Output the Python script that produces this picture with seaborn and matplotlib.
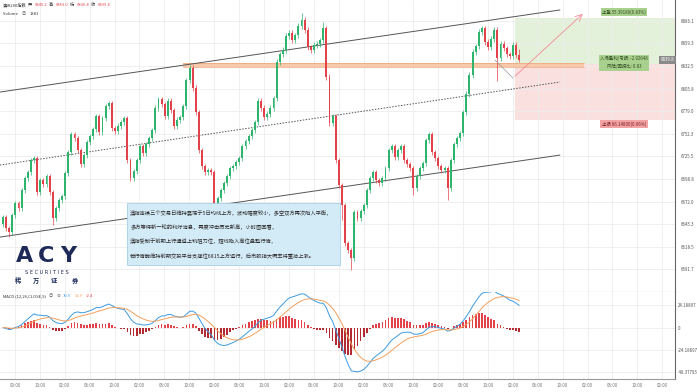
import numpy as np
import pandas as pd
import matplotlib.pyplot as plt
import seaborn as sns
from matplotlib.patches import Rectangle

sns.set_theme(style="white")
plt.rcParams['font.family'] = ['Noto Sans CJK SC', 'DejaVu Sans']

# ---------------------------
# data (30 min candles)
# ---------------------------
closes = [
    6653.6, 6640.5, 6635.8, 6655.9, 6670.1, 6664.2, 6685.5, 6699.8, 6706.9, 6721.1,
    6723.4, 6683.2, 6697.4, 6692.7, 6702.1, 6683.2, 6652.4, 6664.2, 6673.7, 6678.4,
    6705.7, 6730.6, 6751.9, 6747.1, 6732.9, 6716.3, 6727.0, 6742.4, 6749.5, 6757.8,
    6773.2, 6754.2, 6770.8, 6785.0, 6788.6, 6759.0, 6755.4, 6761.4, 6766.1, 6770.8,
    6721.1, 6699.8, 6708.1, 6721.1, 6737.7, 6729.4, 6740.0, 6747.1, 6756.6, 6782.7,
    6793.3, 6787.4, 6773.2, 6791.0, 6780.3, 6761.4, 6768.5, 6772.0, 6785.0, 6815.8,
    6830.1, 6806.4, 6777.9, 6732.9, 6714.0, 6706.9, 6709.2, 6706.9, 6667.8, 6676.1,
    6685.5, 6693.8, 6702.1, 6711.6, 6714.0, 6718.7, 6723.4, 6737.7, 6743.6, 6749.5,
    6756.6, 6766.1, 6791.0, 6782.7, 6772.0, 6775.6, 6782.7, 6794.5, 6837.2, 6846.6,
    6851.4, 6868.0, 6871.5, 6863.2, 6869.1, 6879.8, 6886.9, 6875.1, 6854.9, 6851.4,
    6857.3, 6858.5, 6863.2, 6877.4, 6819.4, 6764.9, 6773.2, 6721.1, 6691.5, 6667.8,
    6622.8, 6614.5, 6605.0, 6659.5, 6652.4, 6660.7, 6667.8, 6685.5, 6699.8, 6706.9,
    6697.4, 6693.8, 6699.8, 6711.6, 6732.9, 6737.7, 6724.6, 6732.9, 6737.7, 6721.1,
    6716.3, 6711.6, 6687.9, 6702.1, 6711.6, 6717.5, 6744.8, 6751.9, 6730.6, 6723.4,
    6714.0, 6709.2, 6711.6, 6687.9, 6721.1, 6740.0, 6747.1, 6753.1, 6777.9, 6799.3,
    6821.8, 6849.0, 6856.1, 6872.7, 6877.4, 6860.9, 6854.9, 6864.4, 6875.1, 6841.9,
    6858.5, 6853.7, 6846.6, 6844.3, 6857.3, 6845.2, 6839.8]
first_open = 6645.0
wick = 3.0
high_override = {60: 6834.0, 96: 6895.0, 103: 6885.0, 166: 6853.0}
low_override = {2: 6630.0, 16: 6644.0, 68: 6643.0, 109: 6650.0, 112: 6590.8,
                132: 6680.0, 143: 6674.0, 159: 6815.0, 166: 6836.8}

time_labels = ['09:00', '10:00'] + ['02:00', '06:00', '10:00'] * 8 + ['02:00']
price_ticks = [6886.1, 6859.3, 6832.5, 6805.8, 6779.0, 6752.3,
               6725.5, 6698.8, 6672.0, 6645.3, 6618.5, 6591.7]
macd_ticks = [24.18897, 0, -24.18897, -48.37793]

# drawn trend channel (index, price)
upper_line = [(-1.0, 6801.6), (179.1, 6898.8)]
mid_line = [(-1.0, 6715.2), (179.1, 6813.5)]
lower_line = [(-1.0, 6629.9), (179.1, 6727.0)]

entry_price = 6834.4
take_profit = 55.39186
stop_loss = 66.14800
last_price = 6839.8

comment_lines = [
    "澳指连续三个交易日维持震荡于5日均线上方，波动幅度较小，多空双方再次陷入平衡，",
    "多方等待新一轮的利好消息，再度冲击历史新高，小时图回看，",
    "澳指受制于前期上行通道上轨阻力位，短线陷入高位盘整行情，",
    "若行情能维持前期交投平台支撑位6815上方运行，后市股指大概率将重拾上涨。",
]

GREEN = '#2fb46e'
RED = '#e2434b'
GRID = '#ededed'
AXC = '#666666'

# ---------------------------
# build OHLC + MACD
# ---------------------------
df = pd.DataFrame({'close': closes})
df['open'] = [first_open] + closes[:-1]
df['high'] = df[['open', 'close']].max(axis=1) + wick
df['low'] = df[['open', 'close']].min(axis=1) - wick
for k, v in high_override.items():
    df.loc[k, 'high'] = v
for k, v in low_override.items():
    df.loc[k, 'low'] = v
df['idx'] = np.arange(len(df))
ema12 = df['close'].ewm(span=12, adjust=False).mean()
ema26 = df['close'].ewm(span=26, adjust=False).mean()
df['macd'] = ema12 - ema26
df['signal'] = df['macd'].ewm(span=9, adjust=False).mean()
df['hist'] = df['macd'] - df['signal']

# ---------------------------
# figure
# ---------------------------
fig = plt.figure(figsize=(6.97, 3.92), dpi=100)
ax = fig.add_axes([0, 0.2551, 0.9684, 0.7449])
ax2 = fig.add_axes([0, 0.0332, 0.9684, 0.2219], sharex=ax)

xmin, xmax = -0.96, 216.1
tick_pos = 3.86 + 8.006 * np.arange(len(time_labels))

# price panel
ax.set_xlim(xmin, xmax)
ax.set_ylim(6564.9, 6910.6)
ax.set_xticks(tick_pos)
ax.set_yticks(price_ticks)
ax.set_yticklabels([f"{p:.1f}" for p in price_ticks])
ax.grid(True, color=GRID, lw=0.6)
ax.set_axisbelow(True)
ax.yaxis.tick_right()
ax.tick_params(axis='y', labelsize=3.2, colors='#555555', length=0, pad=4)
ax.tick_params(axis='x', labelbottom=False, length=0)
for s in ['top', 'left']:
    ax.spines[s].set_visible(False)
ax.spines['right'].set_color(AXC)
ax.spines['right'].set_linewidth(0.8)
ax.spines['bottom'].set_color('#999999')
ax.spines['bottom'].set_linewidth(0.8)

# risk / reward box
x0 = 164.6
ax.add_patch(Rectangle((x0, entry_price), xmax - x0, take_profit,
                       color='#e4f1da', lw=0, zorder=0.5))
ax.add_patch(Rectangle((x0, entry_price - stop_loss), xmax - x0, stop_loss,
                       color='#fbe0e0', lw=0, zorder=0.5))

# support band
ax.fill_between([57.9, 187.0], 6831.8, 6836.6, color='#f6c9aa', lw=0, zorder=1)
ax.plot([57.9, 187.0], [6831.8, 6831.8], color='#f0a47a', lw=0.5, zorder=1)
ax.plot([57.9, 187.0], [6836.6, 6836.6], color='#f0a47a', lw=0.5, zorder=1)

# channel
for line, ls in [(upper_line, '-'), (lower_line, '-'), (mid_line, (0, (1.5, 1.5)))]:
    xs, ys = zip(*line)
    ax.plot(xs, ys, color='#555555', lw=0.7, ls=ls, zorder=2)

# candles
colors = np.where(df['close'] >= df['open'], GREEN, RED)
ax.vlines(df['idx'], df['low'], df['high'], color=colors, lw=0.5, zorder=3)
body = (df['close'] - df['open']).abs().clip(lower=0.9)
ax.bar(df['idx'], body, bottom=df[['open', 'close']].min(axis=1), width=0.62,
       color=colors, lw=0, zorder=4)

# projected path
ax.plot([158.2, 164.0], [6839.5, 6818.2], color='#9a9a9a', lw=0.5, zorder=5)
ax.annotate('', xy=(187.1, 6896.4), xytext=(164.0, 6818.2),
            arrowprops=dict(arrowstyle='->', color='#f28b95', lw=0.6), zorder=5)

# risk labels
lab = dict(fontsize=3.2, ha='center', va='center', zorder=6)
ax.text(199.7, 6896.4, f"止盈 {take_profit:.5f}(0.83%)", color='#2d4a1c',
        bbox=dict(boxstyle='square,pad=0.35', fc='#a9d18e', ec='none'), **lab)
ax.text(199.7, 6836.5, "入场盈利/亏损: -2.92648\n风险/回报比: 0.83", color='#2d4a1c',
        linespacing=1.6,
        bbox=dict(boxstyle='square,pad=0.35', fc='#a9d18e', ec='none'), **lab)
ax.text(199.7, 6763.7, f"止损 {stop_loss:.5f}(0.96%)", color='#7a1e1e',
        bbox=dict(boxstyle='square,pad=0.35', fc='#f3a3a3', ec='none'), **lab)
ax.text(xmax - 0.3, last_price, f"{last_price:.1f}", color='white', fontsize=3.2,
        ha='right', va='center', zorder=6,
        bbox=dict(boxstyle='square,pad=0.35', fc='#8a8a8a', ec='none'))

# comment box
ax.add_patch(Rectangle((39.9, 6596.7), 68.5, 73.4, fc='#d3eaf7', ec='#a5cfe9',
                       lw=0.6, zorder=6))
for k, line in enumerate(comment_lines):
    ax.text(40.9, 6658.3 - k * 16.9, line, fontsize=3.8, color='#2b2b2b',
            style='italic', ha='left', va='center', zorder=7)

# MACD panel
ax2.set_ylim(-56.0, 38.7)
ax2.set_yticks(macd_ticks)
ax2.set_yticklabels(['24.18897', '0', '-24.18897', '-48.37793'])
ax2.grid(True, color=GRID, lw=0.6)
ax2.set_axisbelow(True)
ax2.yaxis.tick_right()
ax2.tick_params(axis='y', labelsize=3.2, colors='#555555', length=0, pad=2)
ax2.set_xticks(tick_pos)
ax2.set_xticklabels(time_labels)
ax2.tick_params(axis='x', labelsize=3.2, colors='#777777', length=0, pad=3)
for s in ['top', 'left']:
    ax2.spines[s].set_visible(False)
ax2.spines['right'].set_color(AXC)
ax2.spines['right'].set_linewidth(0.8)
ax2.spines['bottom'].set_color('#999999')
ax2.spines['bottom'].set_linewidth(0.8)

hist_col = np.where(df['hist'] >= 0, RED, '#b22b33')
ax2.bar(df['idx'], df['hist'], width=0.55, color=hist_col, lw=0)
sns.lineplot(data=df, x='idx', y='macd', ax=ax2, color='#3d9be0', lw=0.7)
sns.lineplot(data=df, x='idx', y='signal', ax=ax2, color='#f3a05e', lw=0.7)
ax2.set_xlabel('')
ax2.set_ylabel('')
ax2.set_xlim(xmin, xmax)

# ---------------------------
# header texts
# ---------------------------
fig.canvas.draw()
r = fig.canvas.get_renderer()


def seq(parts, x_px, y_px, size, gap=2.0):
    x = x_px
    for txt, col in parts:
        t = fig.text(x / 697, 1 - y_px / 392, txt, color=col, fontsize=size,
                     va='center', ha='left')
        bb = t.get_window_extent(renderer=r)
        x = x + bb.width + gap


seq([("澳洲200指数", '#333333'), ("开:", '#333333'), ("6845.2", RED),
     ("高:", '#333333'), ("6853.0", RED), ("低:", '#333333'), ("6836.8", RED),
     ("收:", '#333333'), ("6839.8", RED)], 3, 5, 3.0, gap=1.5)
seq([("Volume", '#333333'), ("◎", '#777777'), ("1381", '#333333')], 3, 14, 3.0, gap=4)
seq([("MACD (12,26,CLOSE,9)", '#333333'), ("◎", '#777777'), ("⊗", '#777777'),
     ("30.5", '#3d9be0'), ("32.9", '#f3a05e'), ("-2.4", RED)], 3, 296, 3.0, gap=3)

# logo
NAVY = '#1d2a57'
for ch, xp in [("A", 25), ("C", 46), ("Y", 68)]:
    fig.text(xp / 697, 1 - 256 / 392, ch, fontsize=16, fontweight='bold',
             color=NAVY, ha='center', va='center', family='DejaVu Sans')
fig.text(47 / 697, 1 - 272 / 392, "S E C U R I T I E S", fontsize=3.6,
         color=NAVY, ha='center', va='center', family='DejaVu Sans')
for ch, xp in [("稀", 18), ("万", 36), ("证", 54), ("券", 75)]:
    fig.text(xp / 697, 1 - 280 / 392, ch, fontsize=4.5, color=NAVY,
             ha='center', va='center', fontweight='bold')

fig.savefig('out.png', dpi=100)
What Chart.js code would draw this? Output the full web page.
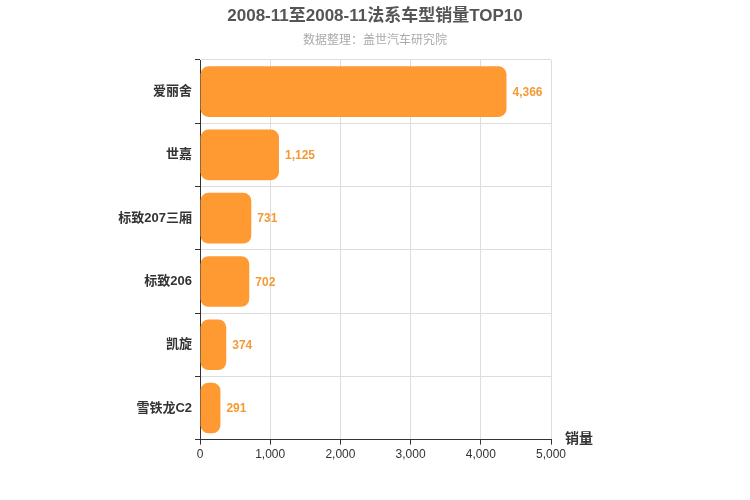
-=-=-=-=-
* **Task objective**:
Leave out any pictures, please, and quote only the lines from the top of the data through the line that contains "plt.rcParams['font.family'] = ['Noto".

* **The reply**:
Output the Python script that produces this picture with seaborn and matplotlib.
import numpy as np
import pandas as pd
import matplotlib.pyplot as plt
import seaborn as sns
from matplotlib.patches import Rectangle

sns.set_theme(style="white")
plt.rcParams['font.family'] = ['Noto Sans CJK SC', 'DejaVu Sans']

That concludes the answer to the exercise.